Begin with the line containing "Rebuild this chart" and end with the line containing "import pandas as pd"; set down that block verbatim and nothing else.

:: EXERCISE MATERIAL ::

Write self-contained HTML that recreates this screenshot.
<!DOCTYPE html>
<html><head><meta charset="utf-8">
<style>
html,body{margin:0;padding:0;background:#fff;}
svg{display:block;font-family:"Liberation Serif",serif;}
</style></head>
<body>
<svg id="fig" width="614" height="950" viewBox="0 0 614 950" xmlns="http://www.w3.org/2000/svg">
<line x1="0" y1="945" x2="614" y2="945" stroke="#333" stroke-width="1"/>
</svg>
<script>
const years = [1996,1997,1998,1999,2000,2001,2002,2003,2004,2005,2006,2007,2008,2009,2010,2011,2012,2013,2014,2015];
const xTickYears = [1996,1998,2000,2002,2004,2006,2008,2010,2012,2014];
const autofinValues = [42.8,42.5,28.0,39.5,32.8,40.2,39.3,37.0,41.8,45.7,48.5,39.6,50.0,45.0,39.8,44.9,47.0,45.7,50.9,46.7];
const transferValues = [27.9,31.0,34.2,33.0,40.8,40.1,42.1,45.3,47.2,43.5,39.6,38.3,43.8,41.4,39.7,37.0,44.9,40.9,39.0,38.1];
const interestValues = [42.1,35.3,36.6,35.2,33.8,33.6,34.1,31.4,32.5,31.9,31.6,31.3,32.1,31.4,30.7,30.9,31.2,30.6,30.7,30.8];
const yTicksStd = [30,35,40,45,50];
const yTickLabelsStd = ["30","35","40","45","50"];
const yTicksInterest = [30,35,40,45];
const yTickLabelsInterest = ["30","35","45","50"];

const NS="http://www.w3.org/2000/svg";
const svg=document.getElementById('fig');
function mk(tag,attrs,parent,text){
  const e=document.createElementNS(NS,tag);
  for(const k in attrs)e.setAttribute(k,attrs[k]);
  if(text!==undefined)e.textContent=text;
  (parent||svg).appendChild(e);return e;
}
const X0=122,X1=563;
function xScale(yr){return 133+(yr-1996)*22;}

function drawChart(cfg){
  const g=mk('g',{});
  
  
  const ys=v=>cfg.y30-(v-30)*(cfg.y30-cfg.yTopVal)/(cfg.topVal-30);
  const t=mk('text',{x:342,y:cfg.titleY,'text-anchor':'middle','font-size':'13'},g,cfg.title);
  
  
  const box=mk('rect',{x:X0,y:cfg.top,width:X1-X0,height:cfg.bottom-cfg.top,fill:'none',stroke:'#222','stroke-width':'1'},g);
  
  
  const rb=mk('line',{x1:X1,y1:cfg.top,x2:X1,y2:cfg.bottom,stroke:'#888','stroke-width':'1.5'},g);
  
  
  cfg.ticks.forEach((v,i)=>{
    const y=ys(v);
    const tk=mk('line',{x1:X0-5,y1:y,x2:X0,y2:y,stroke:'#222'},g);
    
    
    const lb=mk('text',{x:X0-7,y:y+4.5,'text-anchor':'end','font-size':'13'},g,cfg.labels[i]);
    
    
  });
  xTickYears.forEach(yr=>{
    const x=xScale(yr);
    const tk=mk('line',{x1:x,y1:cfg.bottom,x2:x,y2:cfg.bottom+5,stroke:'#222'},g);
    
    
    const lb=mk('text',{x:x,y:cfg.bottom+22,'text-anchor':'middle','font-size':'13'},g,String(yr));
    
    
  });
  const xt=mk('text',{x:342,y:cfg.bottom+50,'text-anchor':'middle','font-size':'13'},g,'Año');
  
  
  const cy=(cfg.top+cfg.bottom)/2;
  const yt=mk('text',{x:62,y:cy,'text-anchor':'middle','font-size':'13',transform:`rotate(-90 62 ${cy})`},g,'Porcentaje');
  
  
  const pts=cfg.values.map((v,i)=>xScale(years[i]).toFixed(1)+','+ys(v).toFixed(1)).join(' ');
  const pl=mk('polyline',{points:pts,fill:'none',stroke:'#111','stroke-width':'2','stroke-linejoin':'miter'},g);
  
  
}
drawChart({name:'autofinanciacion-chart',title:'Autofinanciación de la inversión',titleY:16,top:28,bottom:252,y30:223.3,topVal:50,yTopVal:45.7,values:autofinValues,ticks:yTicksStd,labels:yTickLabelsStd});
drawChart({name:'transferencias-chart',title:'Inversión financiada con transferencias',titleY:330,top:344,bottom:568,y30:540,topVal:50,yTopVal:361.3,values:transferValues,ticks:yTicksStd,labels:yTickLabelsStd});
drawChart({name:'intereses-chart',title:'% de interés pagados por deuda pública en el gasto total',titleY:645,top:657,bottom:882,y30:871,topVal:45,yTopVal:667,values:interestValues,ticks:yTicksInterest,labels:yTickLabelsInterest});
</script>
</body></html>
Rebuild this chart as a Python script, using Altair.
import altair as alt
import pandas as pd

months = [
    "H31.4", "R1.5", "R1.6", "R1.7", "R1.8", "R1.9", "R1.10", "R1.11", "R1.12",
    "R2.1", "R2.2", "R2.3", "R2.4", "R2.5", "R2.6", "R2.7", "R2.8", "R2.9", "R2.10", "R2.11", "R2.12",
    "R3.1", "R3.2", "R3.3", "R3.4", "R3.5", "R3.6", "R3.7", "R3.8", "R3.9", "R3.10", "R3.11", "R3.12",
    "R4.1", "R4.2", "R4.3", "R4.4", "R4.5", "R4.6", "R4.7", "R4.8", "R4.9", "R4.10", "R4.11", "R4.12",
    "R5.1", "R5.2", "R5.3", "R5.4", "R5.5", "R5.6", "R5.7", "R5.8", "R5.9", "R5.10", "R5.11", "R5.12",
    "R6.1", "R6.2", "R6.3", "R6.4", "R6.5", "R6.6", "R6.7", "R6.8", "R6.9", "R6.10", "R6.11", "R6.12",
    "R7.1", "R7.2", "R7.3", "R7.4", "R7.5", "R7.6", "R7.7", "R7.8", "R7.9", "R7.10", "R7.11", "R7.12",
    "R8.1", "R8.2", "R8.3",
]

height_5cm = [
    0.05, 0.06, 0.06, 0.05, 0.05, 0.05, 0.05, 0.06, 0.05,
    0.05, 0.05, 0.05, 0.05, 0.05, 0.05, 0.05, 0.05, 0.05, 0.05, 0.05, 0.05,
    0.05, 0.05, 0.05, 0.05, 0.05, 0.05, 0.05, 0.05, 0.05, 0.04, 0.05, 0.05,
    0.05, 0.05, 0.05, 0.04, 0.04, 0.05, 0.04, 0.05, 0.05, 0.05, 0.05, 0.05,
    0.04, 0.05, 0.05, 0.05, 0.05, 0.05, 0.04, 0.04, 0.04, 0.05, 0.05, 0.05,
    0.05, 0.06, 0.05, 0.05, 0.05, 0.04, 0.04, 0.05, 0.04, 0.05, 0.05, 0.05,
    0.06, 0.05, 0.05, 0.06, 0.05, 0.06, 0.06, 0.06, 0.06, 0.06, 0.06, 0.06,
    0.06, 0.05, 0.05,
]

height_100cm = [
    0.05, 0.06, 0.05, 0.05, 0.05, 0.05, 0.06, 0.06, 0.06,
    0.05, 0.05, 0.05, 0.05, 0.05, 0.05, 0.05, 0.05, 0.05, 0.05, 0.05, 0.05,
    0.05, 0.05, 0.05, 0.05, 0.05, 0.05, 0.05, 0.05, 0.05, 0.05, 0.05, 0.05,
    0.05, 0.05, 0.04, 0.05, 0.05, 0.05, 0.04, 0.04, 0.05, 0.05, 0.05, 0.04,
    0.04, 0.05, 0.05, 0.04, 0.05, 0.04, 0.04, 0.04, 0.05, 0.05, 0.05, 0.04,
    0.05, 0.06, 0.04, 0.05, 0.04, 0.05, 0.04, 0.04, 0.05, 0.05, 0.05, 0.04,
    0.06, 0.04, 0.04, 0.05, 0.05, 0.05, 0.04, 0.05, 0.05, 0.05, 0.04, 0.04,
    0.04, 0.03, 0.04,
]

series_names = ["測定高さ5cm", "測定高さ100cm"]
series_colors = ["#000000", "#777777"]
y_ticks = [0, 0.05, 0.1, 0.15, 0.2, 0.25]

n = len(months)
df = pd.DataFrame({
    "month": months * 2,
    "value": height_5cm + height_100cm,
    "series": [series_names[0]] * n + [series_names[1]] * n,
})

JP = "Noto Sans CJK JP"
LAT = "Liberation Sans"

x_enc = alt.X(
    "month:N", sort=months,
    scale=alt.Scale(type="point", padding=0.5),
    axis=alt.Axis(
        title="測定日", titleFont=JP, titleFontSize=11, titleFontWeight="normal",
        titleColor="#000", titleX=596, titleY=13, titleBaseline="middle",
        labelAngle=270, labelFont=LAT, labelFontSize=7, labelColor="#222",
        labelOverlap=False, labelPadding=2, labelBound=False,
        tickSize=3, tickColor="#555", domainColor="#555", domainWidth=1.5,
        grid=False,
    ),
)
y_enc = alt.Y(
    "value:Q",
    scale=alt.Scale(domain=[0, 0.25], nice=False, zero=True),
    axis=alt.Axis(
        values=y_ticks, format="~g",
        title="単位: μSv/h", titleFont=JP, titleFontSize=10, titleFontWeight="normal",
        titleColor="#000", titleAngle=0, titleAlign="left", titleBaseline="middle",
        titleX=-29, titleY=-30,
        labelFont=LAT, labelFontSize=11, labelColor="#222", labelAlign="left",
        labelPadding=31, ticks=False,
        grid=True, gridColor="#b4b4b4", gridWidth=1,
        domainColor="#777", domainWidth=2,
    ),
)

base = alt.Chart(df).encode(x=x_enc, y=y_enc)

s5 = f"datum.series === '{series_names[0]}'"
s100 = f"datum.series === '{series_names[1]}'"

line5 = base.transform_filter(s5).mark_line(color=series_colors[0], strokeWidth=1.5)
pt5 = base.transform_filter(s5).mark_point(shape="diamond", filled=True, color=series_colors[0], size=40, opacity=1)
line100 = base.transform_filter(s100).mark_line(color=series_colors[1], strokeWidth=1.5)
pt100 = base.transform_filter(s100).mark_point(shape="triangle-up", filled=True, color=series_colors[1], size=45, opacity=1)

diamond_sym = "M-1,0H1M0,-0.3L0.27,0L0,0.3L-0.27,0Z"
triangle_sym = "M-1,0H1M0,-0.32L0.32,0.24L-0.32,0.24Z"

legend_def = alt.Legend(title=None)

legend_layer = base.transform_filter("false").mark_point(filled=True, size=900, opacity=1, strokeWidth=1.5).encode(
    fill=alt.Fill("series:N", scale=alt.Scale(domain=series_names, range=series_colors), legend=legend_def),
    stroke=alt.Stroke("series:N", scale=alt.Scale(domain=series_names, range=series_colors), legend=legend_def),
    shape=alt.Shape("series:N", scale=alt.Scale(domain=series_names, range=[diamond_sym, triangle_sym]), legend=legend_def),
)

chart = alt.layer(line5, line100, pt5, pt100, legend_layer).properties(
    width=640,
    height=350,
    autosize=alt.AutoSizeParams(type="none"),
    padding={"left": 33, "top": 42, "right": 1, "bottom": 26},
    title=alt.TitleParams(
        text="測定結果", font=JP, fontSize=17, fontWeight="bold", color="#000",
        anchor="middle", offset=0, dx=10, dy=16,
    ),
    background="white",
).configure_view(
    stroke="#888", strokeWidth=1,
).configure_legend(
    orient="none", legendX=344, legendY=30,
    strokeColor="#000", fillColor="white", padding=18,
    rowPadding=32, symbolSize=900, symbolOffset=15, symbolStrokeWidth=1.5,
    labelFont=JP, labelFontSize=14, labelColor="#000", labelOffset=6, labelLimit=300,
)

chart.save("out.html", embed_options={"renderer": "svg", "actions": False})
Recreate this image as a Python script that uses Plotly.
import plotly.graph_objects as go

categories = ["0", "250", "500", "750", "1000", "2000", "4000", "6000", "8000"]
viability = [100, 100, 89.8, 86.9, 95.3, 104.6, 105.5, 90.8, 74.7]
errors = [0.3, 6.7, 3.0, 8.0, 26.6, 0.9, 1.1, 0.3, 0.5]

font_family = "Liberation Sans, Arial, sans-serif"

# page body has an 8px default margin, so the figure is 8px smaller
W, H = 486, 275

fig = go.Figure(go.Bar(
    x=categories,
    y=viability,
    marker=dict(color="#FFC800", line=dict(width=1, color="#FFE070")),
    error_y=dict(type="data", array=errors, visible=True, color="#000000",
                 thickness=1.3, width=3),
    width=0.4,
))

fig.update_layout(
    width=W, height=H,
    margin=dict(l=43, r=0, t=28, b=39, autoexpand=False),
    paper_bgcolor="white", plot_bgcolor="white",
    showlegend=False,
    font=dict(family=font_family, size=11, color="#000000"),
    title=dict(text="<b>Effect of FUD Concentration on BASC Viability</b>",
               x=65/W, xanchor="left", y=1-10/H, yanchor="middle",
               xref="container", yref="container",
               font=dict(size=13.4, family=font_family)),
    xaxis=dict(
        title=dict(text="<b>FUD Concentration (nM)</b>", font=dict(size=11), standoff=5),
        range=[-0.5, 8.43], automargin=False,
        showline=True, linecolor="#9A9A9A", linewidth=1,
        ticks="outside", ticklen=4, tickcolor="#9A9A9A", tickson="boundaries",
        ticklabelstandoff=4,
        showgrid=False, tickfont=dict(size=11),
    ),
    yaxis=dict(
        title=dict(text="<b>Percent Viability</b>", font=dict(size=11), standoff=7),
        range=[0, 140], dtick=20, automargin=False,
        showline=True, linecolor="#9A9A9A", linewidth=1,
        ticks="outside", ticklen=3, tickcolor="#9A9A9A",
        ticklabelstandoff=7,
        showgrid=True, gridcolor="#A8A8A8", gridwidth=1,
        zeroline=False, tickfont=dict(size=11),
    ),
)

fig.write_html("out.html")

:::

IN RESPONSE:
Rebuild this chart as a Python script, using Altair.
import altair as alt
import pandas as pd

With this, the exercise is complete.